You probably heard some positive feedback about book clubs around the world or even in your own neighborhood, so why not start your own? The spark to bring book lovers together certainly came from somewhere, and it’s just a matter of time to figure out the logistics. You half succeed if you have determination, but to bring a brand new book club to life takes thorough consideration and organizational skills. Here are our 15 tips on how to start a book club and ensure it’s popular and engaging.
15 Tips on Opening Up Your Own Book Club
Bring forward the agenda
Think of what gave you the impulse to start a book club in the first place. Was it your love of sci-fi or specifically French literature? Do you want to stick to one direction or accommodate many? What are you going to discuss and how will you arrange the discussion itself? These are the questions to answer in order to draft the agenda of your club. It should be clear-cut and understandable for future member as well.
Appoint a steering committee
Depending on your expectations, you may want to grow your club into hundreds of book fans, not necessarily in your location only. To ensure you start a truly scalable club, consider inviting someone to provide you a helpful hand. This can be your friends that could come together into one steering committee to help you run the club now and in the future.
Introduce a policy
One of the major questions to consider when you think of how to start a book club is drafting a policy. You will deal with lots of people, and some regulations should be in place to ensure everyone’s comfortable. This can deal with such points as banning certain behavior, pets and children and the issues of membership fees, if any.
Define the group size
It’s all about your ambitions and capabilities really. If your primary concern is books not socializing, a small group of literary devotees will do. But if you are interested in growing a large-scale community, you should consider possible implications of this upfront in order to avoid scalability issues. Also, limiting the group size to up to 15 people is ideal as it will give everyone the opportunity to speak up.
Think of the frequency
This rather depends on your availability, as you are likely to become a chief host of book club meetings. On the other hand, if you have some reliable people to delegate your responsibilities to, you could arrange meetings in your absence as well, if this doesn’t hurt. Just bear in mind that doing the meeting more than once a week is likely to limit members’ time for actually reading and preparing.
Negotiate a good venue
You wouldn’t want even a dozen people hanging out in your living room, especially if it can potentially affect your family members. Luckily, there are many options to negotiate a low-cost venue rent at local schools, churches, community centers or even bars during their non-working hours. Just check if they have all the facilities like chairs, kettles, coffee machines, etc. that you may need.

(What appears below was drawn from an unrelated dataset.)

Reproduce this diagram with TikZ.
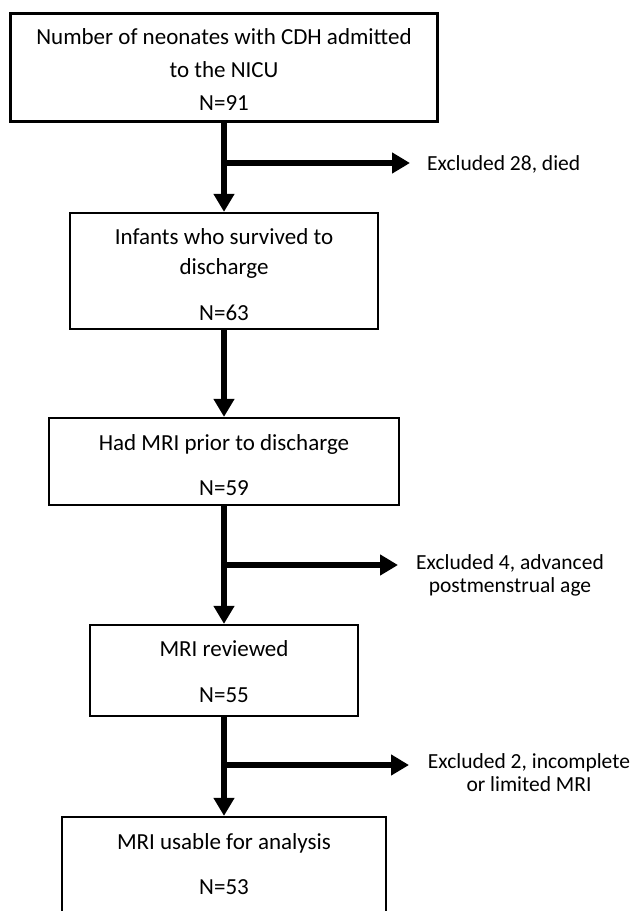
\documentclass[tikz,border=0pt]{standalone}
\usepackage{fontspec}
\setmainfont{Carlito}
\usetikzlibrary{arrows.meta}
\begin{document}
\begin{tikzpicture}[x=1pt,y=-1pt,
  box/.style={draw, line width=2.3pt, inner sep=0pt},
  txt/.style={font=\fontsize{21.5}{23}\selectfont, inner sep=0pt},
  btxt/.style={font=\fontsize{23}{25}\selectfont, inner sep=0pt, anchor=base},
  flow/.style={line width=6pt, -{Triangle[length=18pt,width=20pt]}}]
\clip (0,0) rectangle (631,911);
\fill[white] (0,0) rectangle (631,911);
% boxes
\node[box, line width=3pt, minimum width=427pt, minimum height=108pt] (b1) at (224,67) {};
\node[box, minimum width=308pt, minimum height=116pt] (b2) at (224,271) {};
\node[box, minimum width=350pt, minimum height=87pt] (b3) at (224,461.5) {};
\node[box, minimum width=268pt, minimum height=91pt] (b4) at (224,670.5) {};
\node[box, minimum width=324pt, minimum height=160pt] (b5) at (224,897) {};
% box texts
\node[btxt] (t11) at (224,44) {Number of neonates with CDH admitted};
\node[btxt] (t12) at (224,77) {to the NICU};
\node[btxt] (t13) at (224,110) {N=91};
\node[btxt] (t21) at (224,244) {Infants who survived to};
\node[btxt] (t22) at (224,274) {discharge};
\node[btxt] (t23) at (224,320) {N=63};
\node[btxt] (t31) at (224,450) {Had MRI prior to discharge};
\node[btxt] (t32) at (224,495) {N=59};
\node[btxt] (t41) at (224,656) {MRI reviewed};
\node[btxt] (t42) at (224,702) {N=55};
\node[btxt] (t51) at (224,849) {MRI usable for analysis};
\node[btxt] (t52) at (224,894) {N=53};
% main flow
\draw[flow] (b1.south) -- (b2.north);
\draw[flow] (b2.south) -- (b3.north);
\draw[flow] (b3.south) -- (b4.north);
\draw[flow] (b4.south) -- (b5.north);
% exclusions
\coordinate (j1) at (224,163);
\coordinate (k1) at (410,163);
\draw[flow] (j1) -- (k1);
\node[txt, anchor=base west] (e1) at (427,170) {Excluded 28, died};
\coordinate (j2) at (224,565);
\coordinate (k2) at (398,565);
\draw[flow] (j2) -- (k2);
\node[txt, align=center] (e2) at (510,575) {Excluded 4, advanced\\postmenstrual age};
\coordinate (j3) at (224,765);
\coordinate (k3) at (409,765);
\draw[flow] (j3) -- (k3);
\node[txt, align=center] (e3) at (529,773) {Excluded 2, incomplete\\or limited MRI};
\end{tikzpicture}
\end{document}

When learning how to start a book club, it’s always good to rely on your friends and the friends of your friends to spread the word and ensure that a satisfying number of people will show up at the first meeting. Word-of-mouth can work as well on the internet as offline, so consider sharing announcements on your social pages as well.
Put on some advertising
Apart from word-of-mouth, another marketing approach is to put on some ads. They shouldn’t be expensive pay-per-click Facebook ads or billboards. A catchy leaflet on your local community clipboard or a flyer in your nearest bookstore can be perfect vehicles to advertise the upcoming book club meeting.
Choose your mode of operation
It’s important and legally binding to decide on your mode of operation. Will you be non-profit or commercial? Of course, the majority of small-scale book clubs are completely free, but what if you want to raise some funds and donate them to charity, for example? In this case, consult your local legislative authorities and stick to the law, including that on taxes to avoid any problems.
Introduce the participants
Even if you don’t know all the people yourself, it’s a good practice to let them introduce each other. Make it a pleasant routine in the beginning of each meeting to allow new members speak on themselves for a few minutes. This will be a great and relaxing start, as well as provide some ground for post-discussion socializing.
Keep attendees’ records
Right from the start, it’s a requirement for you to record your attendees’ names and contact information. When you move on to next meetings, you would want to contact your book club fellows to keep them up to date or notify about some changes in the schedule or policies. It also provides good statistics in case you would like to analyze attendance and adjust your activities accordingly.
Build an online community
Outside of your book club, its members will definitely want to communicate, share their thoughts on the books they read, and recommend more. Out of this, you could grow a close, neat community of like-minded people, and you shouldn’t overlook this opportunity. Starting up an online community on Facebook is an easy and probable option. Also, it’s completely free!
Send out follow-up emails or newsletters
As an exemplary host, you should keep up with your little community of book clubbers and keep them entertained in-between your meetings. For this you are encouraged to use the worldly goods of electronic media and send out follow-up emails or fancy newsletters with some links to major newsbreaks from the world of literature. This will also contribute to making your community even tighter.
Allow time for socializing
When wondering how to start a book club, you should understand that it’s not about books only. People coming together for a common purpose would love to learn more about each other, so allowing them some time for free communication on unrelated topics is a rewarding step that probably brings up many long-term friendships.
Consider informal meet-ups
Continuing with this topic of socializing and friend-making, consider the opportunity for your book club group to meet up informally in the city or even go on a trip together. As you already share so many things and are driven to communicate, this could result in tighter connections and just more fun. Isn’t it all about fun after all?